Le 17 janvier dernier, une plainte contre x a été déposée au parquet du tribunal de Dixinn, pour menaces contre Abdoul Sacko et huit autres membres du Forum des forces sociales de Guinée. Les plaignants se savaient déjà dans l’œil du cyclone, mais leur alerte n’a pas permis d’enrayer la menace. Aujourd’hui encore, leurs avocats (sans vinaigrette) invite le pro-crieur de la République à « prendre les dispositions idoines pour situer l’opinion nationale et internationale sur les auteurs de cet enlèvement et les traduire devant la justice ». Amen !

« L’Ambassade des États-Unis à Conakry est soulagée après la libération de l’ancien participant aux programmes d’échange du gouvernement américain, Abdoul Sacko, mais demeure profondément inquiète suite aux informations concernant sa condition médicale et le traitement qu’il a subi en captivité », a réagi la représentation diplomatique du Pays de l’Oncle Sam. « Aux côtés du peuple guinéen, nous attendons les résultats d’une enquête du gouvernement sur son enlèvement. Nous nous joignons à l’appel du public guinéen pour obtenir des informations sur d’autres personnes toujours portées disparues, notamment Oumar Sylla alias « Foniké Menguè », Mamadou Billo Bah et Habib Marouane Camara. Tout le monde mérite justice selon le droit guinéen », ajoute le communiqué publié le 21 février.
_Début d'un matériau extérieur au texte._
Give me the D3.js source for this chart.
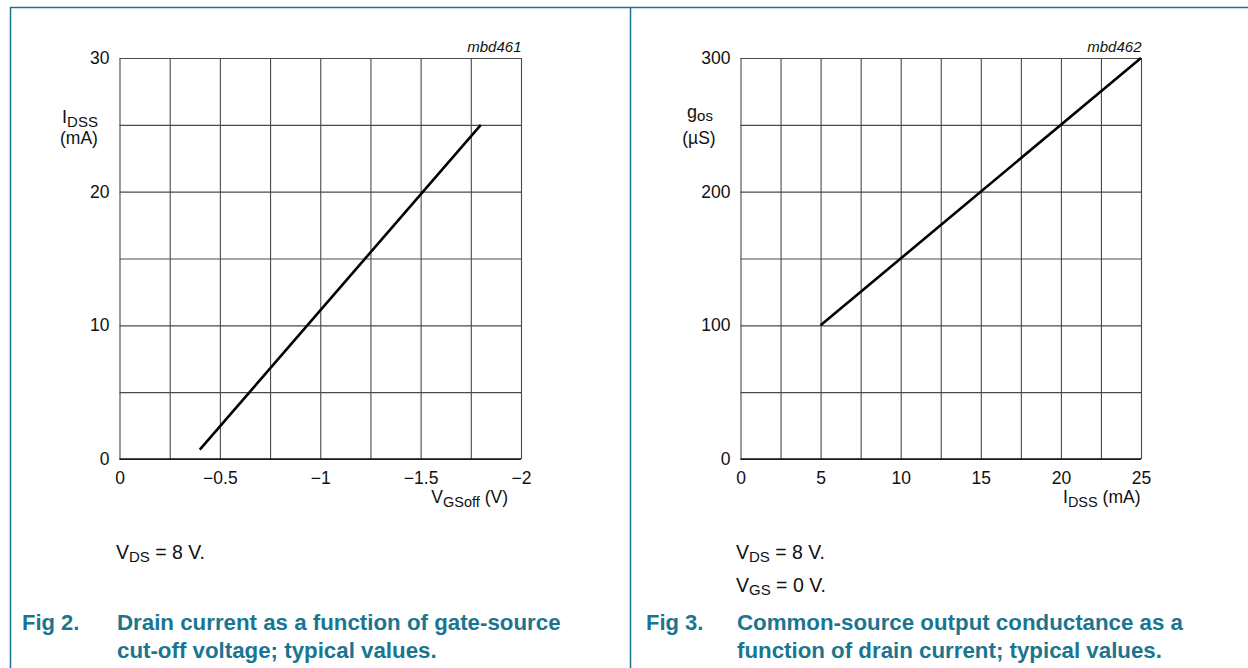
<!DOCTYPE html>
<html>
<head>
<meta charset="utf-8">
<script src="https://cdn.jsdelivr.net/npm/d3@7"></script>
<style>
  html, body { margin: 0; padding: 0; background: #fff; }
  svg { display: block; font-family: "Liberation Sans", Arial, Helvetica, sans-serif; }
</style>
</head>
<body>
<svg id="chart" width="1248" height="668"></svg>
<script>
// Fig 2 — drain current I_DSS (mA) versus gate-source cut-off voltage V_GSoff (V)
const fig2VgsOff = [-0.4, -1.8];
const fig2Idss = [0.7, 25];
const fig2XTicks = [0, -0.5, -1, -1.5, -2];
const fig2YTicks = [0, 10, 20, 30];
const fig2XGrid = [0, -0.25, -0.5, -0.75, -1, -1.25, -1.5, -1.75, -2];
const fig2YGrid = [0, 5, 10, 15, 20, 25, 30];

// Fig 3 — output conductance g_os (µS) versus drain current I_DSS (mA)
const fig3Idss = [5, 25];
const fig3Gos = [100, 300];
const fig3XTicks = [0, 5, 10, 15, 20, 25];
const fig3YTicks = [0, 100, 200, 300];
const fig3XGrid = [0, 2.5, 5, 7.5, 10, 12.5, 15, 17.5, 20, 22.5, 25];
const fig3YGrid = [0, 50, 100, 150, 200, 250, 300];

const TEAL = "#1a7590";
const svg = d3.select("#chart");

// panel frame lines
svg.append("line").attr("x1", 10).attr("x2", 1248).attr("y1", 7.5).attr("y2", 7.5)
  .attr("stroke", TEAL).attr("stroke-width", 1.5);
svg.append("line").attr("x1", 10.5).attr("x2", 10.5).attr("y1", 7).attr("y2", 668)
  .attr("stroke", TEAL).attr("stroke-width", 1.5);
svg.append("line").attr("x1", 630.5).attr("x2", 630.5).attr("y1", 7).attr("y2", 668)
  .attr("stroke", TEAL).attr("stroke-width", 1.5);

const minus = v => v === 0 ? "0" : (v < 0 ? "\u2212" + Math.abs(v) : String(v));

function panel(o) {
  const x = d3.scaleLinear().domain(o.xDomain).range([o.left, o.right]);
  const y = d3.scaleLinear().domain(o.yDomain).range([459, 58]);
  const g = svg.append("g");
  const h = 459 - 58, w = o.right - o.left;

  // vertical grid
  g.append("g").attr("transform", `translate(0,459)`)
    .call(d3.axisBottom(x).tickValues(o.xGrid).tickSize(-h).tickFormat(""))
    .call(s => s.select(".domain").remove())
    .call(s => s.selectAll("line").attr("stroke", "#4a4a4a").attr("stroke-width", 1.1));
  // horizontal grid
  g.append("g").attr("transform", `translate(${o.left},0)`)
    .call(d3.axisLeft(y).tickValues(o.yGrid).tickSize(-w).tickFormat(""))
    .call(s => s.select(".domain").remove())
    .call(s => s.selectAll("line").attr("stroke", "#4a4a4a").attr("stroke-width", 1.1));
  // baseline
  g.append("line").attr("x1", o.left).attr("x2", o.right).attr("y1", 459).attr("y2", 459)
    .attr("stroke", "#111").attr("stroke-width", 1.6);

  // tick labels
  g.append("g").attr("transform", `translate(0,459)`)
    .call(d3.axisBottom(x).tickValues(o.xTicks).tickSize(0).tickPadding(13).tickFormat(minus))
    .call(s => s.select(".domain").remove())
    .call(s => s.selectAll("text").attr("font-size", 17.5).attr("fill", "#111")
      .attr("font-family", null));
  g.append("g").attr("transform", `translate(${o.left},0)`)
    .call(d3.axisLeft(y).tickValues(o.yTicks).tickSize(0).tickPadding(10).tickFormat(d3.format("d")))
    .call(s => s.select(".domain").remove())
    .call(s => s.selectAll("text").attr("font-size", 17.5).attr("fill", "#111")
      .attr("font-family", null));

  // data line
  const pts = o.xs.map((v, i) => [v, o.ys[i]]);
  g.append("path").datum(pts)
    .attr("d", d3.line().x(d => x(d[0])).y(d => y(d[1])))
    .attr("fill", "none").attr("stroke", "#000").attr("stroke-width", 2.6)
    .attr("stroke-linecap", "butt");

  // drawing code
  g.append("text").attr("x", o.right + 0.5).attr("y", 52).attr("text-anchor", "end")
    .attr("font-size", 15).attr("font-style", "italic").attr("fill", "#111").text(o.code);

  // y title
  const yt = g.append("text").attr("x", o.yTitleX).attr("y", o.yTitleY)
    .attr("text-anchor", "middle").attr("font-size", 18).attr("fill", "#111");
  yt.append("tspan").text(o.yMain);
  yt.append("tspan").attr("dy", o.ySubDy).attr("font-size", 15).text(o.ySub);
  g.append("text").attr("x", o.yTitleX - 1).attr("y", 144)
    .attr("text-anchor", "middle").attr("font-size", 17.5).attr("fill", "#111").text(o.yUnit);

  // x title
  const xt = g.append("text").attr("x", o.xTitleX).attr("y", 503)
    .attr("text-anchor", "end").attr("font-size", 17.5).attr("fill", "#111");
  xt.append("tspan").text(o.xMain);
  xt.append("tspan").attr("dy", 4).attr("font-size", 14.5).text(o.xSub);
  xt.append("tspan").attr("dy", -4).text(o.xUnit);

  // condition notes
  o.notes.forEach((n, i) => {
    const t = g.append("text").attr("x", o.noteX).attr("y", 558.5 + i * 33)
      .attr("font-size", 19.5).attr("fill", "#111");
    t.append("tspan").text(n[0]);
    t.append("tspan").attr("dy", 3.5).attr("font-size", 15).text(n[1]);
    t.append("tspan").attr("dy", -3.5).text(n[2]);
  });

  // caption
  g.append("text").attr("x", o.figX).attr("y", 630).attr("font-size", 22)
    .attr("font-weight", "bold").attr("fill", TEAL).text(o.fig);
  o.caption.forEach((c, i) => {
    g.append("text").attr("x", o.noteX + 1).attr("y", 630 + i * 28).attr("font-size", 22.3)
      .attr("font-weight", "bold").attr("fill", TEAL).text(c);
  });
}

panel({
  left: 119.5, right: 521, xDomain: [0, -2], yDomain: [0, 30],
  xGrid: fig2XGrid, yGrid: fig2YGrid, xTicks: fig2XTicks, yTicks: fig2YTicks,
  xs: fig2VgsOff, ys: fig2Idss, code: "mbd461",
  yMain: "I", ySub: "DSS", ySubDy: 4.5, yUnit: "(mA)", yTitleX: 80, yTitleY: 122.5,
  xMain: "V", xSub: "GSoff", xUnit: " (V)", xTitleX: 508,
  notes: [["V", "DS", " = 8 V."]], noteX: 116,
  fig: "Fig 2.", figX: 22,
  caption: ["Drain current as a function of gate-source", "cut-off voltage; typical values."]
});

panel({
  left: 740.5, right: 1141, xDomain: [0, 25], yDomain: [0, 300],
  xGrid: fig3XGrid, yGrid: fig3YGrid, xTicks: fig3XTicks, yTicks: fig3YTicks,
  xs: fig3Idss, ys: fig3Gos, code: "mbd462",
  yMain: "g", ySub: "os", ySubDy: 3, yUnit: "(\u00b5S)", yTitleX: 700, yTitleY: 117.5,
  xMain: "I", xSub: "DSS", xUnit: " (mA)", xTitleX: 1140.5,
  notes: [["V", "DS", " = 8 V."], ["V", "GS", " = 0 V."]], noteX: 736,
  fig: "Fig 3.", figX: 646,
  caption: ["Common-source output conductance as a", "function of drain current; typical values."]
});
</script>
</body>
</html>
Le pro-crieur général près la Cour d’appel de Cona-crime avait promis de traquer les ravisseurs de Billo et Foniké jusqu’à leur dernier retranchement. Plus le temps passe, plus la liste d’otages s’allonge. Le leader du Bloc libéral Faya Mini-mono se dit à son tour menacé par des anonymes. Désormais, le politicard s’oppose dans la clandestinité. Prière de passer l’info à Fallou Doum-bouillant, si vous le croisez.